(2013年2月15日解決)
無職の男性A(84歳)は、自宅附近を散歩し、帰宅しようとし、信号機のない道路を横断中、脇見運転していた普通乗用車に跳ねられ、びまん性脳損傷を負い死亡した。Aの遺族Bらに対し、損害保険会社は、Aの過失を15パーセントと認定し、既払顎118万円余を除き、1284万円余の損害賠償額を提示した。
Bらは、これを不服として当事務所に依頼し、当事務所は自賠責静岡調査事務所に被害者請求をしたところ、同事務所は既払金を除き1810万6800円の査定をし、同金員は、自賠責保険会社からBらに支払われた。その後、Bらは静岡地方裁判所浜松支部に加害者を相手どって損害賠償請求の訴を提起した。提訴後5か月後に裁判所はBらの残損害額が500万円であるとし、和解勧告をし、Bらと加害者の加入している損害保険会社とも受諾し、訴訟上の和解をしたものである。結局、Bらは当事務所に依頼することにより既払金118万円余を除き2310万円余を取得できたもので、当初の損害保険会社の提示額より、1000万円程多く獲得できたものである。
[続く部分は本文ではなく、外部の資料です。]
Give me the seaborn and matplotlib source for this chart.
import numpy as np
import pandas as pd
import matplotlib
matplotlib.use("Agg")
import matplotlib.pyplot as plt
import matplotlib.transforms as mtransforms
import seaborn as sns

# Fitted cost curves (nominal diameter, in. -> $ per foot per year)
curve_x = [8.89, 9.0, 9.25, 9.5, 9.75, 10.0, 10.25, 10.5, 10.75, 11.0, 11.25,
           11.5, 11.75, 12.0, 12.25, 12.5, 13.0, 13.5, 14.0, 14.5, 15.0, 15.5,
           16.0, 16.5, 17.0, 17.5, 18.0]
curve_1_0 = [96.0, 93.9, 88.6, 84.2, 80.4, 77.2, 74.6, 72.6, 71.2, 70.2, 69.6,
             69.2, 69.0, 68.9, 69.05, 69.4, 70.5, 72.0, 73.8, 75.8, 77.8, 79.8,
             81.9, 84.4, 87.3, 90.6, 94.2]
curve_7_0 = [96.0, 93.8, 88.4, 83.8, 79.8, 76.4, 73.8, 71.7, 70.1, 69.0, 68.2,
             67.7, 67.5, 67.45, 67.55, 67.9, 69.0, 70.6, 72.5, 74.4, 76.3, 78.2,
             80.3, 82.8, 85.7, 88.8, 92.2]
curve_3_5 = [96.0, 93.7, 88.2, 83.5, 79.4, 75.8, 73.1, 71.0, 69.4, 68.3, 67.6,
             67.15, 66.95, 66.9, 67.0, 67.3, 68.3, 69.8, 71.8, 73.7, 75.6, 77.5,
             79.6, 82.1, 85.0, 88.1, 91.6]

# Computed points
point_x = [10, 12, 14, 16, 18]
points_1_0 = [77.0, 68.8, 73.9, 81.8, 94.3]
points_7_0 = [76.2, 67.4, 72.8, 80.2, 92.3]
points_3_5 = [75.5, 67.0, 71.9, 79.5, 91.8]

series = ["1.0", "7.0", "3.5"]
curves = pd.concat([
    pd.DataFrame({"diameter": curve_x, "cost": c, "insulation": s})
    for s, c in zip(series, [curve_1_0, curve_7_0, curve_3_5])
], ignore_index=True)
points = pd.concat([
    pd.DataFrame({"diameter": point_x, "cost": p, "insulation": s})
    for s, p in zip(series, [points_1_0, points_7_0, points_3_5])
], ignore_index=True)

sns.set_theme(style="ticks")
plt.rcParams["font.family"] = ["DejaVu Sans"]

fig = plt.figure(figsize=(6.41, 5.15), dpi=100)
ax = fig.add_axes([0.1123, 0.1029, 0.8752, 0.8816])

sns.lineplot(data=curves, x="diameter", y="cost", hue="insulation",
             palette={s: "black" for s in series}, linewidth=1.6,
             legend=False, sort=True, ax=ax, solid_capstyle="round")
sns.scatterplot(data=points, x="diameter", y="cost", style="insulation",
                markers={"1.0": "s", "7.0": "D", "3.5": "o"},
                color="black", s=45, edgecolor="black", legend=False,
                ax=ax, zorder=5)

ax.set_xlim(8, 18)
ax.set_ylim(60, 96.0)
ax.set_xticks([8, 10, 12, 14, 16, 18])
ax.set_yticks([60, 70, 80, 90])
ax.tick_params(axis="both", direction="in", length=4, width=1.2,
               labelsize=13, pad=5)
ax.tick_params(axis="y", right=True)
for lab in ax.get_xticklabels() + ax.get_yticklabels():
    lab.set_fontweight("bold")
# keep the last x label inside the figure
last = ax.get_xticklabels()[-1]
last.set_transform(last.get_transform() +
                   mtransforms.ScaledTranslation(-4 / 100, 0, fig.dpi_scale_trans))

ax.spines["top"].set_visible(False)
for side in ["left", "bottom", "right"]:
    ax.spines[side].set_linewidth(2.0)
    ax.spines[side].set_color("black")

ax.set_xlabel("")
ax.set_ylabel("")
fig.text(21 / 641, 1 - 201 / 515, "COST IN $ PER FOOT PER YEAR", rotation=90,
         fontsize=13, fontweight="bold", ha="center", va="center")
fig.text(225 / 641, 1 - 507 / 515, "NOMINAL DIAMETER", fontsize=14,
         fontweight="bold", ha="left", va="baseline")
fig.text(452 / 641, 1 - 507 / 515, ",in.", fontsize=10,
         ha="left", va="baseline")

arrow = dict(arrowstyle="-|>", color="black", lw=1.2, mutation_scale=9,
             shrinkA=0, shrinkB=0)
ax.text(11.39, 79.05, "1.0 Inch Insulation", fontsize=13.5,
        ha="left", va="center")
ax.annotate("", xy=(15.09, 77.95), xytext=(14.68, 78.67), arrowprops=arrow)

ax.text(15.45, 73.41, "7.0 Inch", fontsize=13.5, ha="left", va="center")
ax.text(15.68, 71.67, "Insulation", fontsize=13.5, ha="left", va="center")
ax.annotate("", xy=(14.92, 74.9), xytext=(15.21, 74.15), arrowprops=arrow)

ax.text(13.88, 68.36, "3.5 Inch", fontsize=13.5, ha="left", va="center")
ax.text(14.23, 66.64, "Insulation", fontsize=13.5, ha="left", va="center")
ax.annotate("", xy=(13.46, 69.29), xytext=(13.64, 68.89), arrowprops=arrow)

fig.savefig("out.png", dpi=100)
損害保険会社の提示した慰謝料額は1400万円であったが、裁判所は赤本の上限額の2200万円を認定し、損害保険会社の査定項目になかった国民年金の逸失利益148万円とその他の逸失利益100万円を認めた上で、過失割合を15パーセントでなく10パーセントとしたことにより、大幅な増額になったものである。
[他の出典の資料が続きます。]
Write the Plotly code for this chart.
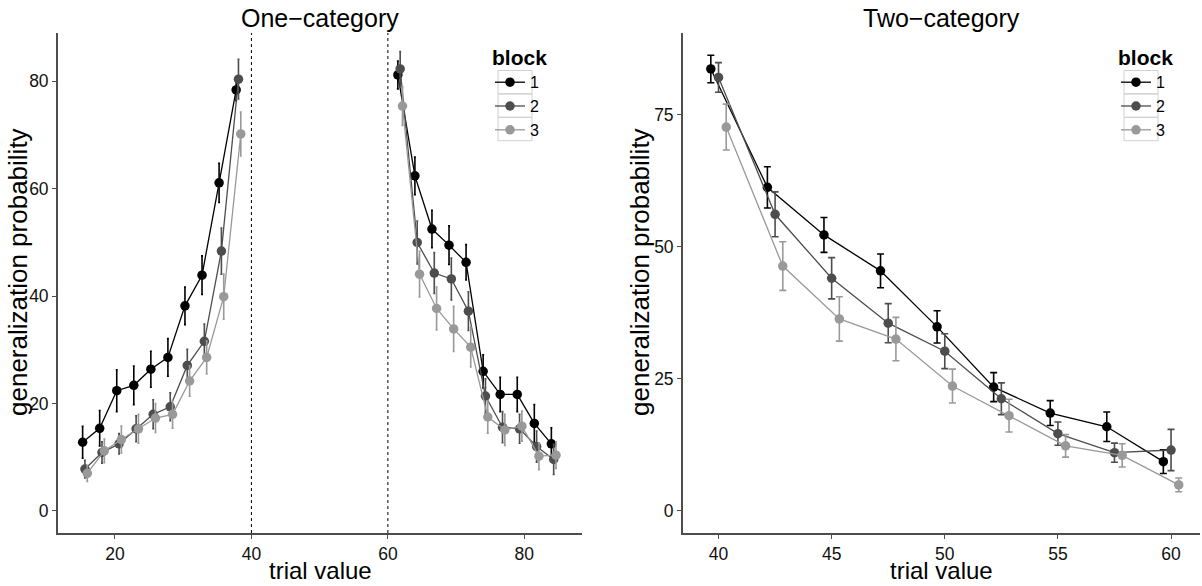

損害保険会社は高齢者に対して概して低額な損害賠償額を提示するものであるが、疑問のある場合、あきらめずに弁護士に相談し、適正な損害額を算出してもらうことがベターである。死亡事案の場合、裁判に移行しても、あまり時間がかからないので裁判によって解決する方が損害額は多くなるものと思われる。